Sunday, March 21, 2010
You’re very unsatisfactory, scram.
Only saw six movies in two weeks. Poor.
Dorian Gray (Oliver Parker, 2009)
Curious little adaptation of Oscar Wilde’s world-known novel. The acting from Ben Barnes was ok, Colin Firth was amazing as ever and I was absolutely beguiled by Ben Ben Chaplin’s depiction of Basil Hallward, but Rachel Hurd-Wood was turdtacular. Dorian Gray’s downfall was interesting and bizarre at the same time, and the way the painting of him deteriorated over time was genuinely creepy. The rest of the film itself was pretty unspectacular.
Bright Star (Jane Campion, 2009)
I expected to loathe this film, as Luke and I saw the trailer to it many, many times, and lol’d each time. However, I ended up loving it. I just adored how unashamedly old-fashioned and uncool the film was, as well as the sheer love and depth of emotion on display. Ben Wishaw and Abbie Cornish made a terrific couple and their interactions were beautiful. The entire film built up to one, solitary kiss (aye, there are no bunging scenes at all in this love story), and the kissing, when they came, were so moving and powerful. The ending, as you’ll know, was heartbreak, but I got a bizarre sort of relief from the sadness and woe. Gorgeous movie, inside and out.

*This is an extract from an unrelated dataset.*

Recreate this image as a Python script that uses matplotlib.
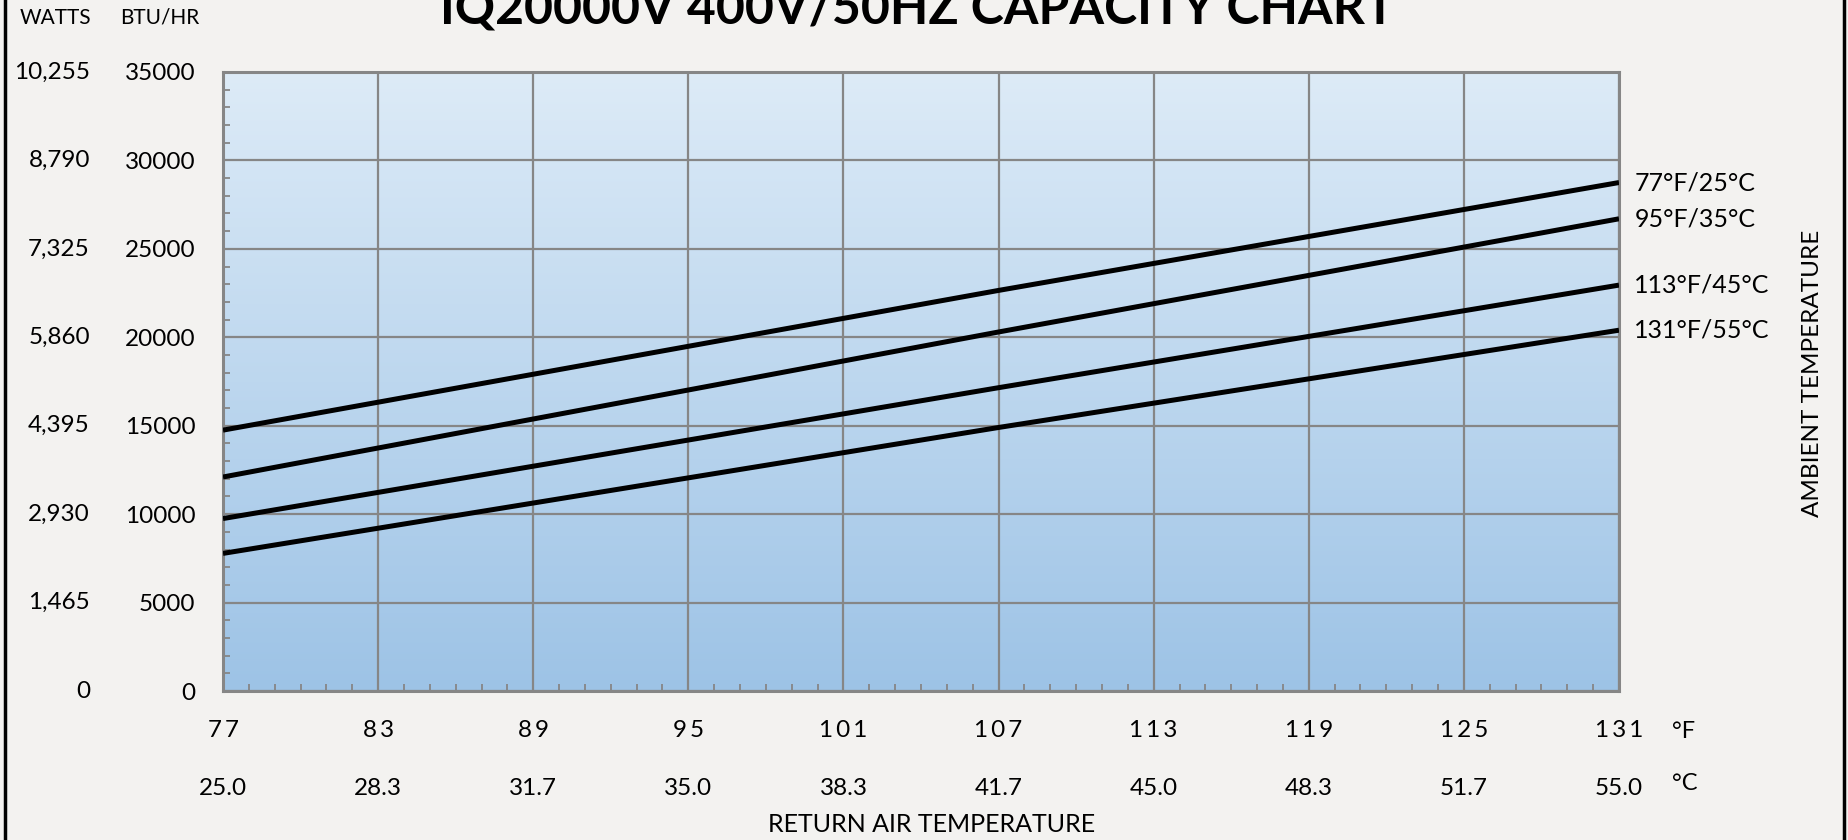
import numpy as np
import matplotlib
matplotlib.use('Agg')
from matplotlib import pyplot as plt
from matplotlib.colors import LinearSegmentedColormap
from matplotlib.lines import Line2D

# return air temperature (F) and capacity in BTU/HR for each ambient temperature
return_f = [77, 107, 131]
cap_77f = [14750, 22650, 28750]
cap_95f = [12100, 20300, 26700]
cap_113f = [9750, 17150, 22950]
cap_131f = [7780, 14900, 20400]
series_names = ['77°F/25°C', '95°F/35°C', '113°F/45°C', '131°F/55°C']

f_ticks = [77, 83, 89, 95, 101, 107, 113, 119, 125, 131]
c_labels = ['25.0', '28.3', '31.7', '35.0', '38.3', '41.7', '45.0', '48.3', '51.7', '55.0']
btu_ticks = [0, 5000, 10000, 15000, 20000, 25000, 30000, 35000]
watt_labels = ['0', '1,465', '2,930', '4,395', '5,860', '7,325', '8,790', '10,255']

plt.rcParams['font.family'] = ['Lato', 'DejaVu Sans']
grid_c = '#868686'

fig = plt.figure(figsize=(18.49, 8.40), dpi=100, facecolor='#f3f2f0')
ax = fig.add_axes([223 / 1849, 1 - 691 / 840, 1396 / 1849, 619 / 840])

# blue vertical gradient background
cmap = LinearSegmentedColormap.from_list('bg', ['#9dc3e6', '#ddebf7'])
grad = np.linspace(0, 1, 256).reshape(-1, 1)
ax.imshow(grad, extent=[77, 131, 0, 35000], origin='lower', aspect='auto', cmap=cmap, zorder=0)

for vals, name in zip([cap_77f, cap_95f, cap_113f, cap_131f], series_names):
    ax.plot(return_f, vals, color='black', lw=3.6, solid_capstyle='butt', zorder=3)
    ax.annotate(name, xy=(return_f[-1], vals[-1]), xytext=(11, 0), textcoords='offset points',
                va='center', ha='left', fontsize=18, annotation_clip=False)

ax.set_xlim(77, 131)
ax.set_ylim(0, 35000)
ax.set_xticks(f_ticks)
# excel draws these digits a bit spread out
ax.set_xticklabels(['\u2009'.join(str(v)) for v in f_ticks], fontsize=17.5)
ax.set_yticks(btu_ticks)
ax.set_yticklabels([str(v) for v in btu_ticks], fontsize=17.5)
ax.set_xticks(np.arange(77, 132, 1), minor=True)
ax.set_yticks(np.arange(0, 35001, 1000), minor=True)
ax.tick_params(which='major', length=0, pad=20)
ax.tick_params(axis='x', which='major', pad=21)
ax.tick_params(which='minor', direction='in', length=5, width=1.3, color=grid_c)
ax.grid(True, which='major', color=grid_c, lw=1.6, zorder=1)
for s in ax.spines.values():
    s.set_color(grid_c)
    s.set_linewidth(2.2)

# watts scale and the celsius row
ytr = ax.get_yaxis_transform()
for v, lab in zip(btu_ticks, watt_labels):
    ax.text(-0.0953, v, lab, transform=ytr, ha='right', va='center', fontsize=17.5)
xtr = ax.get_xaxis_transform()
for v, lab in zip(f_ticks, c_labels):
    ax.text(v, -0.157, lab, transform=xtr, ha='center', va='center', fontsize=17.5)

fig.text(1672 / 1849, 1 - 731 / 840, '°F', ha='left', va='center', fontsize=17)
fig.text(1672 / 1849, 1 - 783 / 840, '°C', ha='left', va='center', fontsize=17)
fig.text(55 / 1849, 1 - 18 / 840, 'WATTS', ha='center', va='center', fontsize=15)
fig.text(160 / 1849, 1 - 18 / 840, 'BTU/HR', ha='center', va='center', fontsize=15)
fig.text(932 / 1849, 1 - 825 / 840, 'RETURN AIR TEMPERATURE', ha='center', va='center', fontsize=18)
fig.text(1813 / 1849, 1 - 373 / 840, 'AMBIENT TEMPERATURE', rotation=90, ha='center', va='center', fontsize=17.5)
fig.text(917 / 1849, 1 - 24 / 840, 'IQ20000V 400V/50HZ CAPACITY CHART', ha='center', va='baseline',
         fontsize=36, fontweight='bold')

# outer frame sides
fig.add_artist(Line2D([5.5 / 1849, 5.5 / 1849], [0, 1], color='black', lw=2.5, transform=fig.transFigure))
fig.add_artist(Line2D([1844 / 1849, 1844 / 1849], [0, 1], color='black', lw=2.5, transform=fig.transFigure))

fig.savefig('out.png', dpi=100, facecolor=fig.get_facecolor())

Inglourious Basterds (Quentin Tarantino, 2009)
LOVE THIS FILM
Hairspray (Adam Shankman, 2007)
Aww! One of the sweetest, loveliest, most enjoyable films I’ve seen in my life. Nikki Blonksy is terrific fun in the lead, and I loved so many of the songs: The Legend of Baltimore Crabs, I Can Hear the Bells, Good Morning Baltimore, Mama I’m a Big Girl Now, and more. The supporting cast were all wonderfully charming: Amanda Bynes, adorably dappy, Queen Latifah oozed wisdom, Michelle Pfieffer made a delicious bitch and John Travolta was loltacular. Also, I feel so dirty saying this considering the amount I’ve slagged him off in the past, but, I’m starting to accept my crush on Zac Efron. He can be rather awesome sometimes, and in Hairspray, he was. Anyway, so much fun, and I loved all the messages it promoted: equality, the power of friendship, and it’s what on the inside that counts.
The Last Seduction (John Dahl, 1994)
Famous for that scene against a fence, Linda Fiorentino is half-fierce, half completely psychotic as Bridget, a modern day femme fatale. The background music was so Sex and the City-esque, which gave mixed messages about the genre about the movie, but, not putting it into boxes, I totally enjoyed it .The plotting was intelligent and appropriately cruel and there were plenty of moments of black comedy.